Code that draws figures
— START —
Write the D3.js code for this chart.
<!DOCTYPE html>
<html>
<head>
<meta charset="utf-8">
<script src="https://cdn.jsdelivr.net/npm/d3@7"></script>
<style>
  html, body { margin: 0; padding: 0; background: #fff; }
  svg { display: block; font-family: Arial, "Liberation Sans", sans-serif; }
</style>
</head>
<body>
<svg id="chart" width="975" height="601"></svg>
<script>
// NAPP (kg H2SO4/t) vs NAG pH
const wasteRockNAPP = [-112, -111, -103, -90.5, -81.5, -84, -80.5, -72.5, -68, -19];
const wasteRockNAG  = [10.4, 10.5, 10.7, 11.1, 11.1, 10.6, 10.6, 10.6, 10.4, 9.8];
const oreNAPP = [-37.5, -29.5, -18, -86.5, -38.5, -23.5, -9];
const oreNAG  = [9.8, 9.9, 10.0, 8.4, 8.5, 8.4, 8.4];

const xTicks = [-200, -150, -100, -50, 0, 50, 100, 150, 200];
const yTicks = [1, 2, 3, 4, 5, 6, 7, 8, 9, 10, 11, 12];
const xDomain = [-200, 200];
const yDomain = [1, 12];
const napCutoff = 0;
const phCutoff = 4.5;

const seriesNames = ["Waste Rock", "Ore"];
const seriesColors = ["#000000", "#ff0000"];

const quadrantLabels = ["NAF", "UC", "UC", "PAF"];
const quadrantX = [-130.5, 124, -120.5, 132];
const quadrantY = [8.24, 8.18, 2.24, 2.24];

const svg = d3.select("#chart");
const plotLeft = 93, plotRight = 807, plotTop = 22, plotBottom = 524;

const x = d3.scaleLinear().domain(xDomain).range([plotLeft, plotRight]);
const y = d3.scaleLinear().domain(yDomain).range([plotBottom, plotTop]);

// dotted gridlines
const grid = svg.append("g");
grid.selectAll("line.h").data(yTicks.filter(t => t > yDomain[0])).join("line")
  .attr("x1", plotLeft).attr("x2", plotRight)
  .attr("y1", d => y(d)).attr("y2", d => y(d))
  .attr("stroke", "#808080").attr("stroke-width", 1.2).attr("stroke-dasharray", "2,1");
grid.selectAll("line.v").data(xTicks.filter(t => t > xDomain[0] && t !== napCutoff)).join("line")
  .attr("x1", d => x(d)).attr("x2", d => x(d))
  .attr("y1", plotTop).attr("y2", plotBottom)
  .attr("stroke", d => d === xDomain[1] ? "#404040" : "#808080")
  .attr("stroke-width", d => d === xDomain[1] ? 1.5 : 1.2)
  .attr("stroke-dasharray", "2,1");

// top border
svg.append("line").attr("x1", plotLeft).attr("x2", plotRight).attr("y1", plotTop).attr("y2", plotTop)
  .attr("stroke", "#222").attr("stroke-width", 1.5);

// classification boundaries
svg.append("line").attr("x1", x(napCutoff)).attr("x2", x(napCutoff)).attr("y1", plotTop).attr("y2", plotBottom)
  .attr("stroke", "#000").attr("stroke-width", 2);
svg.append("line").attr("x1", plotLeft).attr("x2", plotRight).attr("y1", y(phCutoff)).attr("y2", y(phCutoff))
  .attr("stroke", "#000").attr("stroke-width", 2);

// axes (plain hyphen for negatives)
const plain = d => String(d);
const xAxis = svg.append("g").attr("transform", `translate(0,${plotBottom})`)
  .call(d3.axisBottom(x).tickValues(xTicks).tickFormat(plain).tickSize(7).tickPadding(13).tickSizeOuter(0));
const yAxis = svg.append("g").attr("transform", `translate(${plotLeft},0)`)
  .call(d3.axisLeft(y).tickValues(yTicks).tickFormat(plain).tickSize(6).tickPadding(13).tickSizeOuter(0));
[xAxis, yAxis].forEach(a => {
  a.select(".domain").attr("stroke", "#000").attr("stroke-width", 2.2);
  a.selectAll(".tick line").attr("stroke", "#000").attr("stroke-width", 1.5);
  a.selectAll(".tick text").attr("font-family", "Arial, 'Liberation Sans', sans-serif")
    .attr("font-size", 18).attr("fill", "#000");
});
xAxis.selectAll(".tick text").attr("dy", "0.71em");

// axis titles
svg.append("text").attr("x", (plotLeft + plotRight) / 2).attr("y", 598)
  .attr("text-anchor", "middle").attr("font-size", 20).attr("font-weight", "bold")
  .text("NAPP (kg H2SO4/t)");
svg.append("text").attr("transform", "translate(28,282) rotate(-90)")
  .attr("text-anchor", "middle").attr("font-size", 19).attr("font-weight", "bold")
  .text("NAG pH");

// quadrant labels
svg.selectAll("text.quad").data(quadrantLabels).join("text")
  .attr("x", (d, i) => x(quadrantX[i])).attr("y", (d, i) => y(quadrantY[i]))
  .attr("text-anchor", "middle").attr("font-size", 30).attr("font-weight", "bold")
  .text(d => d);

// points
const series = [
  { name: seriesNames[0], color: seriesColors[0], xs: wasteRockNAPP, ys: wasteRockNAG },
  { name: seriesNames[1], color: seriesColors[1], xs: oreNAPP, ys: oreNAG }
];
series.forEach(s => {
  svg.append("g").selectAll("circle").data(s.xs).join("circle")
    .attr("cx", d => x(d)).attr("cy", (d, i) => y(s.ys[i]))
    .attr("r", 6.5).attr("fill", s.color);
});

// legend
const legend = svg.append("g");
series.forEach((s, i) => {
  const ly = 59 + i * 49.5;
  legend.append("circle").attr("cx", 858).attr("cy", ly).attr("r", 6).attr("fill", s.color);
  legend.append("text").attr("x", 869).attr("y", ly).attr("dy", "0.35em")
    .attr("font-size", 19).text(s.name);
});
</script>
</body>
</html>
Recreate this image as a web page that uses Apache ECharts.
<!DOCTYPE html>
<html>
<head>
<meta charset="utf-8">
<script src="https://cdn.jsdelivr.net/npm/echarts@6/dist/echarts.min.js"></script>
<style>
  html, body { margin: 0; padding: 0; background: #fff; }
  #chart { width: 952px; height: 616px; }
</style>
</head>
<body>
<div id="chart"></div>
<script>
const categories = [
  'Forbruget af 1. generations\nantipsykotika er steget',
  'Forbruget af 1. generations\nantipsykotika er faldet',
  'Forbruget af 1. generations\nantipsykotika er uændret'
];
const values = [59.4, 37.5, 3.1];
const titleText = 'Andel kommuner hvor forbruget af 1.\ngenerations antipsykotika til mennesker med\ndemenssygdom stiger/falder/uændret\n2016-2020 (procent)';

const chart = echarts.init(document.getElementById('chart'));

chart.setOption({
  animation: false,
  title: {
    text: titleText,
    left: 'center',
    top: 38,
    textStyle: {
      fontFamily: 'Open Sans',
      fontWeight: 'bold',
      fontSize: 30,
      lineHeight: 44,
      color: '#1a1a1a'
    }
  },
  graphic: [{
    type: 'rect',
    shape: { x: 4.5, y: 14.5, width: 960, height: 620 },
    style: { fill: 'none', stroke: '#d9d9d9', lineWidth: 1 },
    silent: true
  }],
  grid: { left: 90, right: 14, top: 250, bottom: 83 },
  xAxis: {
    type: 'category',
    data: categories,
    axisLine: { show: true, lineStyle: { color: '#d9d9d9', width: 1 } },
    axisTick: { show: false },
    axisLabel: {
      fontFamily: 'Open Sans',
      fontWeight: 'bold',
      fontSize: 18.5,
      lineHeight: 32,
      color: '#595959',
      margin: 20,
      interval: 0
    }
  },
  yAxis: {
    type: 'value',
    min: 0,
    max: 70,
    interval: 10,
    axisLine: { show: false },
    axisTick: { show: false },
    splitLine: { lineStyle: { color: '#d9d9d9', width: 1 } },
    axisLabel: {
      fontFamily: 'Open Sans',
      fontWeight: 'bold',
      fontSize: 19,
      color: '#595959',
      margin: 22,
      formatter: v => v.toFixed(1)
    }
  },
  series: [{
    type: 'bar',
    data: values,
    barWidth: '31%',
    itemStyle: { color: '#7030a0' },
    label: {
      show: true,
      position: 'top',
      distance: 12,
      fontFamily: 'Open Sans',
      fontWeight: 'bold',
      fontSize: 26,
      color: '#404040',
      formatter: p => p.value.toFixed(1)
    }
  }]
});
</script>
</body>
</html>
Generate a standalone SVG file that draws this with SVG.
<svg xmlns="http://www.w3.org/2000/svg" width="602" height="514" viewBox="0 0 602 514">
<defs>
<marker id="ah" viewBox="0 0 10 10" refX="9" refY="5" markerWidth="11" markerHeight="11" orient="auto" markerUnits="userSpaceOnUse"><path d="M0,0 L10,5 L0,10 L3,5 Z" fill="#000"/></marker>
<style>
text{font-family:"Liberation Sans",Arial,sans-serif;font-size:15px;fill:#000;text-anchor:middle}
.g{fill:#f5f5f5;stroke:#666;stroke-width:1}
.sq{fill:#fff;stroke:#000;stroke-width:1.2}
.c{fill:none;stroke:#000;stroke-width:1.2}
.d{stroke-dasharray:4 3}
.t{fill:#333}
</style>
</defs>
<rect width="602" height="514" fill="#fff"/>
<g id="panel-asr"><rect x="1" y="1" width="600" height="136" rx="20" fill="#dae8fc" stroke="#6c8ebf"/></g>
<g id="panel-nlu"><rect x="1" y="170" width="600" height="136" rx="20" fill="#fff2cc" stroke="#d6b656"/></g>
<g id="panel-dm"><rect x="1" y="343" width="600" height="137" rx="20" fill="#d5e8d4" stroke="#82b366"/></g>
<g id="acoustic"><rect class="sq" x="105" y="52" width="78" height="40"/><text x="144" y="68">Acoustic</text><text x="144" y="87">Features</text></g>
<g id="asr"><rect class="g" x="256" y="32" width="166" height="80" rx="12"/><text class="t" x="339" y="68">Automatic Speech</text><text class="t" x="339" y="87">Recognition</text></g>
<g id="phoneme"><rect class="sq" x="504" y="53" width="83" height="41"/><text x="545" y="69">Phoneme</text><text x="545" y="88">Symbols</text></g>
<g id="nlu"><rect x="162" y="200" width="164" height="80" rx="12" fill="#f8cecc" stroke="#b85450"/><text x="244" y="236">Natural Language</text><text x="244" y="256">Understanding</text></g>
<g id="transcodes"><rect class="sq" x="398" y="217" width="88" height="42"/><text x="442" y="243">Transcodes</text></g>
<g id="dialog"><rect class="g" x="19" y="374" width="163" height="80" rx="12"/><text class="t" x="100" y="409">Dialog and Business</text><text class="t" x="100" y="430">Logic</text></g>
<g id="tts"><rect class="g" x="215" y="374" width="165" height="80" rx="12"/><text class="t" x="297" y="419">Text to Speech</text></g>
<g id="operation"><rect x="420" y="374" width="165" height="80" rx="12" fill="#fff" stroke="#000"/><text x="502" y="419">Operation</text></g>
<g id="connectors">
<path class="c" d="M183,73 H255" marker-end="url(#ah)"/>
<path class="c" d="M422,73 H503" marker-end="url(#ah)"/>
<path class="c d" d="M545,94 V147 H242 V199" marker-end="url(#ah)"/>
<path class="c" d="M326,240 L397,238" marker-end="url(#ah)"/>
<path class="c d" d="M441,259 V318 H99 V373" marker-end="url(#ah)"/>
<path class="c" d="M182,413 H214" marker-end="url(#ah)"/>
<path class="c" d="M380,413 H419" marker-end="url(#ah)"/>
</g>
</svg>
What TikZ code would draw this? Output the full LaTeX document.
— END —
> [Written task]
From the material above, copy each line that includes the word "document".

> [Exercise result]
const chart = echarts.init(document.getElementById('chart'));
What TikZ code would draw this? Output the full LaTeX document.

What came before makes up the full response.